Most museums in Arnhem in the Netherlands I visited were somehow related to WWII and the famous story about the Arnhem Bridge. The more, I felt happy to also learn about a very different topic at my stay there and also headed to the Nederlands Watermuseum, the Dutch Water Museum. Here is my review.
Dutch Water Museum – Location & Admission
The Dutch Water Museum is located in Park Sonsbeek in Arnhem. From Arnhem Central Station, it is a very short walk (some 500 meters). There is also a small parking lot in front of the museum, which may be too small in case of peak times. The park is really beautiful. On the opposite side of Arnhem station, there are all central shopping and entertainment facilities. The museum is a some two kilometers away from the famous “Bridge of Arnhem” / “John Frost Bridge” / John Frostbrug.
The museum is closed on Mondays. On the other days, it is opening from noon to 17:00 hrs. On weekends, the museum already opens at 10:00 hrs. Adult admission is 10.50 EUR. The museum accepts the Museumkaart.
Dutch Water Museum – The Visit
From the entrance area, you head down stairs. The lower level practically hosts all the exhibition space, while services are at reception / entrance level. The museum is aiming to especially work well for children. It is generally bilingual, Dutch and English – but some parts are in Dutch only. Scattered parts also come with German translations. The museum is featuring all aspects of water – from getting water to cultural aspects and water consumption. The illustrations are done very well, so that is a really educative place.

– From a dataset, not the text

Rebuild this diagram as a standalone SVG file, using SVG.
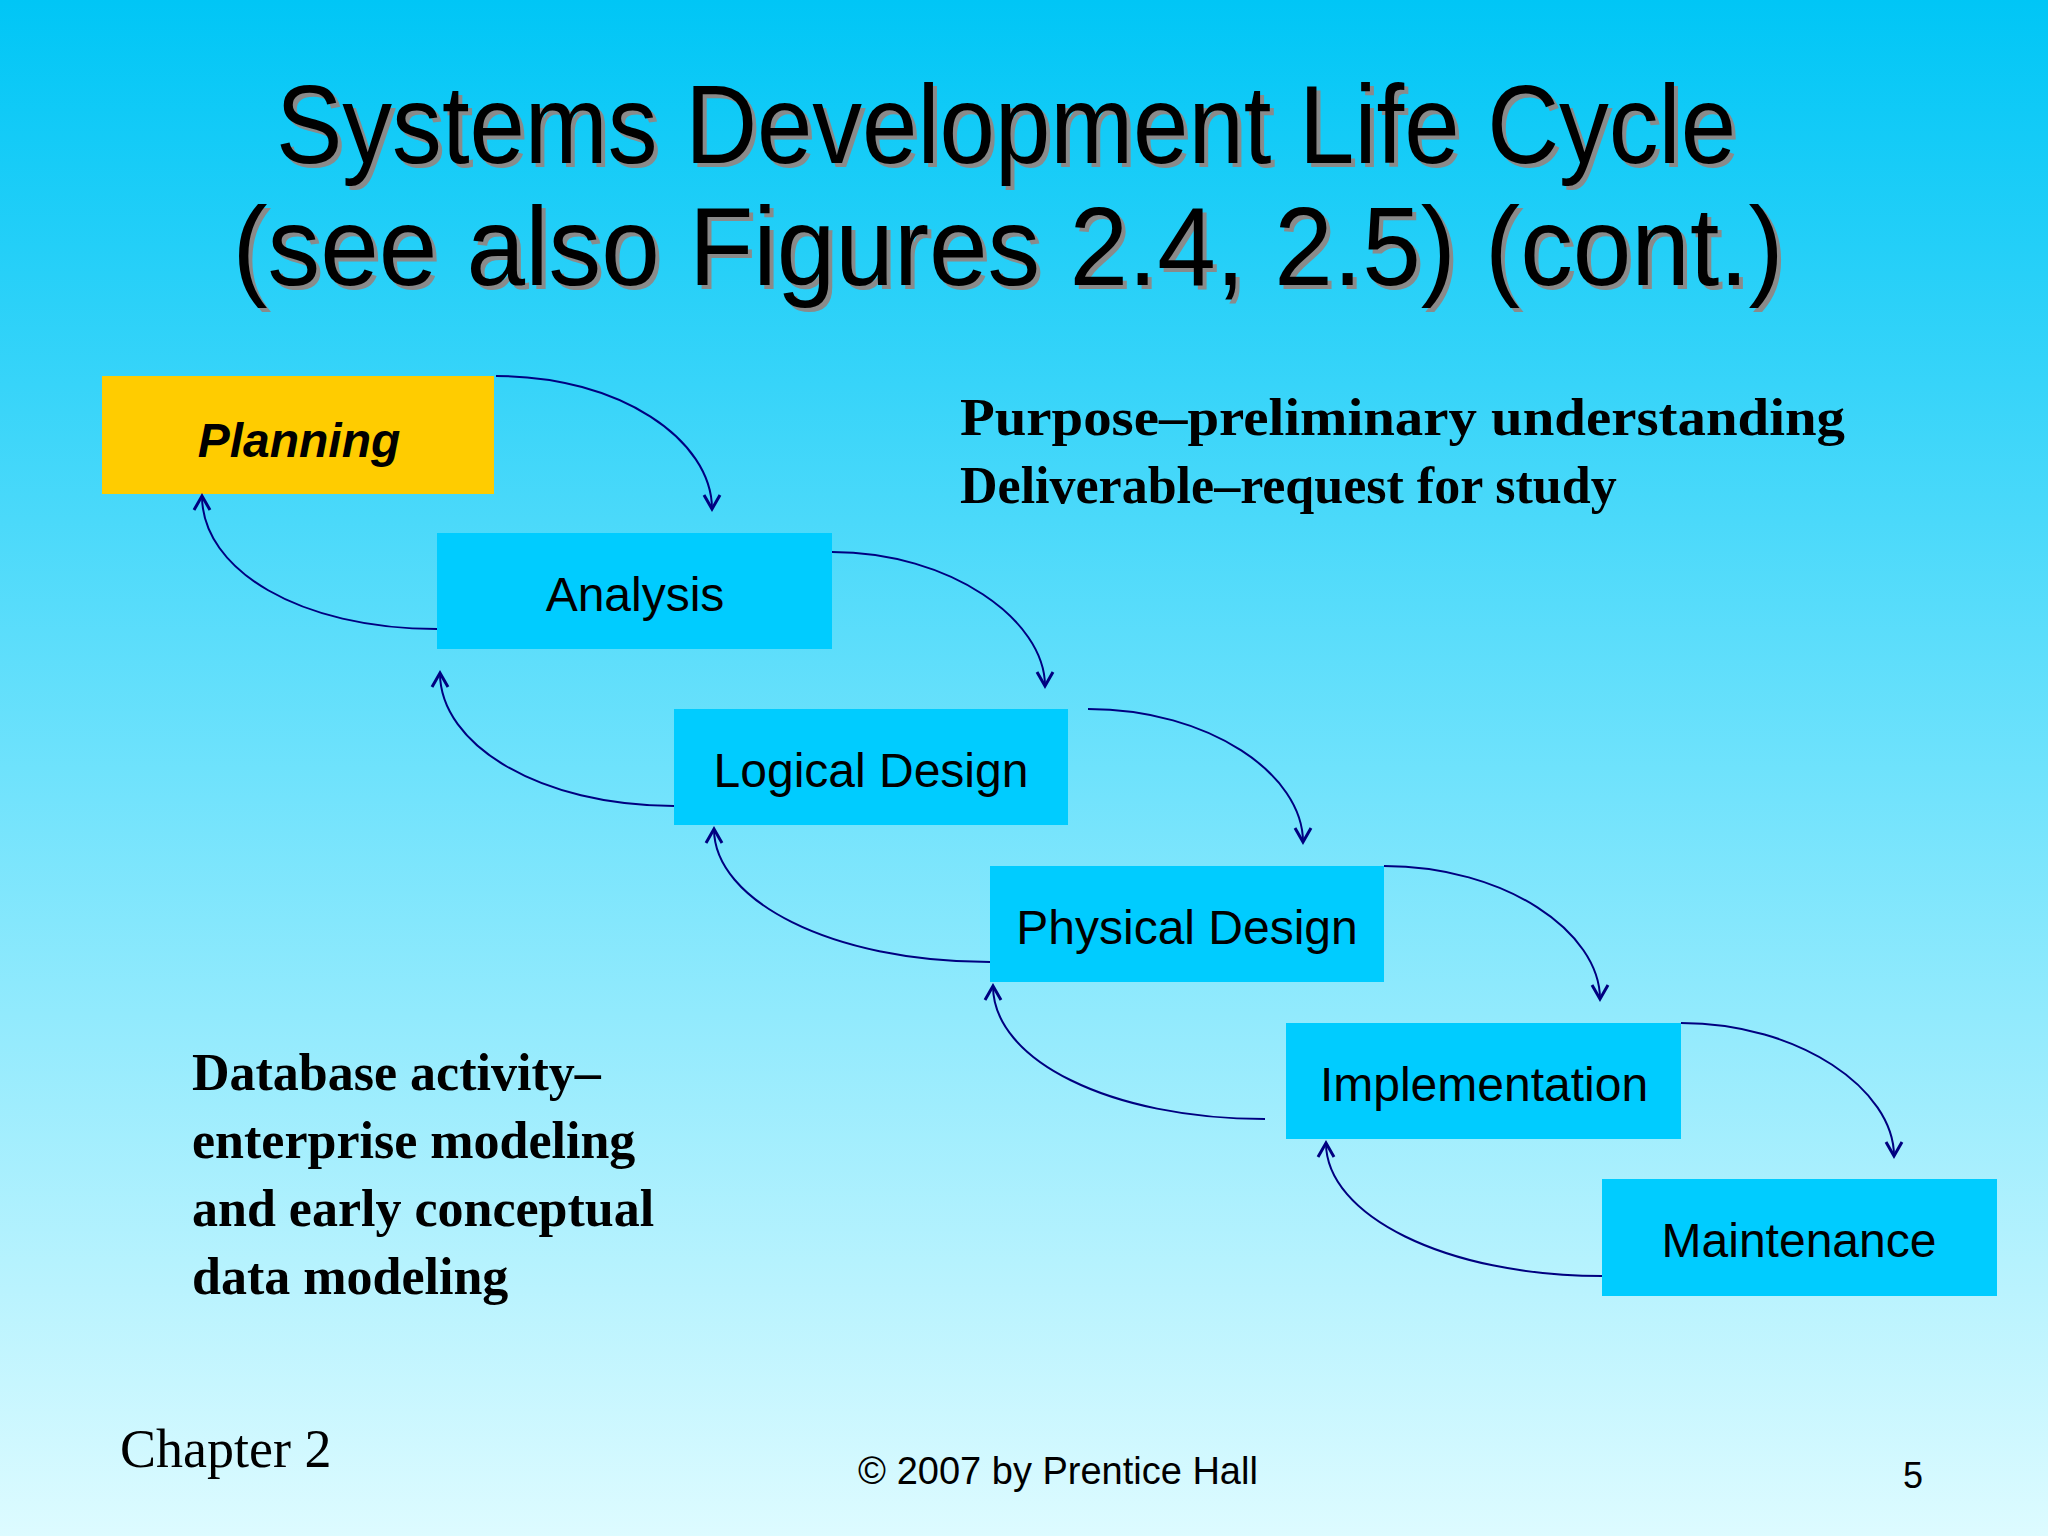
<svg xmlns="http://www.w3.org/2000/svg" width="2048" height="1536" viewBox="0 0 2048 1536">
<defs>
<linearGradient id="bg" x1="0" y1="0" x2="0" y2="1">
<stop offset="0" stop-color="#00C6F6"/>
<stop offset="0.5" stop-color="#6EE2FC"/>
<stop offset="1" stop-color="#DDFBFF"/>
</linearGradient>
<marker id="ah" viewBox="0 0 20 20" refX="16" refY="10" markerWidth="20" markerHeight="20" markerUnits="userSpaceOnUse" orient="auto">
<path d="M2,2 L16,10 L2,18" fill="none" stroke="#000080" stroke-width="3"/>
</marker>
<style>
.box{fill:#00CCFF}
.lbl{font-family:"Liberation Sans",Arial,sans-serif;font-size:48px;fill:#000;text-anchor:middle}
.c{fill:none;stroke:#000080;stroke-width:2;marker-end:url(#ah)}
.tm{font-family:"Liberation Serif","Times New Roman",serif;font-weight:bold;font-size:52px;fill:#000}
.ttl{font-family:"Liberation Sans",Arial,sans-serif;font-size:112px;text-anchor:middle}
</style>
</defs>
<rect width="2048" height="1536" fill="url(#bg)"/>
<g id="title">
<text class="ttl" x="1010" y="167" fill="#8a8a8a" textLength="1460" lengthAdjust="spacingAndGlyphs">Systems Development Life Cycle</text>
<text class="ttl" x="1006" y="163" fill="#000" textLength="1460" lengthAdjust="spacingAndGlyphs">Systems Development Life Cycle</text>
<text class="ttl" x="1012" y="289" fill="#8a8a8a" textLength="1551" lengthAdjust="spacingAndGlyphs">(see also Figures 2.4, 2.5)  (cont.)</text>
<text class="ttl" x="1008" y="285" fill="#000" textLength="1551" lengthAdjust="spacingAndGlyphs">(see also Figures 2.4, 2.5)  (cont.)</text>
</g>
<g id="planning"><rect x="102" y="376" width="392" height="118" fill="#FFCC00"/><text class="lbl" x="299" y="457" font-weight="bold" font-style="italic">Planning</text></g>
<g id="analysis"><rect class="box" x="437" y="533" width="395" height="116"/><text class="lbl" x="635" y="611">Analysis</text></g>
<g id="logical"><rect class="box" x="674" y="709" width="394" height="116"/><text class="lbl" x="871" y="787">Logical Design</text></g>
<g id="physical"><rect class="box" x="990" y="866" width="394" height="116"/><text class="lbl" x="1187" y="944">Physical Design</text></g>
<g id="implementation"><rect class="box" x="1286" y="1023" width="395" height="116"/><text class="lbl" x="1484" y="1101">Implementation</text></g>
<g id="maintenance"><rect class="box" x="1602" y="1179" width="395" height="117"/><text class="lbl" x="1799" y="1257">Maintenance</text></g>
<g id="connectors">
<path class="c" d="M496,376 C620,376 712,440 712,509"/>
<path class="c" d="M832,552 C950,552 1045,620 1045,686"/>
<path class="c" d="M1088,709 C1210,709 1303,775 1303,842"/>
<path class="c" d="M1384,866 C1505,866 1600,932 1600,999"/>
<path class="c" d="M1681,1023 C1800,1023 1894,1090 1894,1156"/>
<path class="c" d="M437,629 C300,629 202,570 202,496"/>
<path class="c" d="M674,806 C540,806 440,745 440,673"/>
<path class="c" d="M990,962 C830,962 714,900 714,829"/>
<path class="c" d="M1265,1119 C1110,1119 993,1060 993,986"/>
<path class="c" d="M1602,1276 C1445,1276 1326,1215 1326,1143"/>
</g>
<g id="notes">
<text class="tm" x="960" y="435" textLength="885" lengthAdjust="spacingAndGlyphs">Purpose–preliminary understanding</text>
<text class="tm" x="960" y="503">Deliverable–request for study</text>
<text class="tm" x="192" y="1090">Database activity–</text>
<text class="tm" x="192" y="1158">enterprise modeling</text>
<text class="tm" x="192" y="1226">and early conceptual</text>
<text class="tm" x="192" y="1294">data modeling</text>
</g>
<g id="footer">
<text x="120" y="1467" font-family="Liberation Serif,serif" font-size="54">Chapter 2</text>
<text x="1058" y="1484" font-family="Liberation Sans,Arial,sans-serif" font-size="38" text-anchor="middle">© 2007 by Prentice Hall</text>
<text x="1913" y="1488" font-family="Liberation Sans,Arial,sans-serif" font-size="36" text-anchor="middle">5</text>
</g>
</svg>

There are also a lot of hands on experiments and interactive screens. Thus, if you visit the museum with your younger ones, they will definitely not have a boring time. Towards the end of your visit (I would suggest a visiting time of about one hour if you want to try out many of the exhibits), you also learn about a very special kind of water – ice. A very interesting part, how the ice melt is influencing our life.
Dutch Water Museum – Services
The staff was really kind. I also really liked the souvenir store, which featured a lot of water saving and bio-degradable products. On top of that, you could buy reusable water bottles instead of drinks in plastic bottles. There is also a cafe next to the museum.
Dutch Water Museum – My View
I feel that the Dutch Water Museum in Arnhem really did a good planning and concept of their museum. The exhibition is children-friendly – but it is also fun as an adult to explore the museum and play with the interactive features. I also learned quite a lot. It would definitely be a plus if the museum was biligual or triligual – especially the German border is just a very short drive away from Arnhem.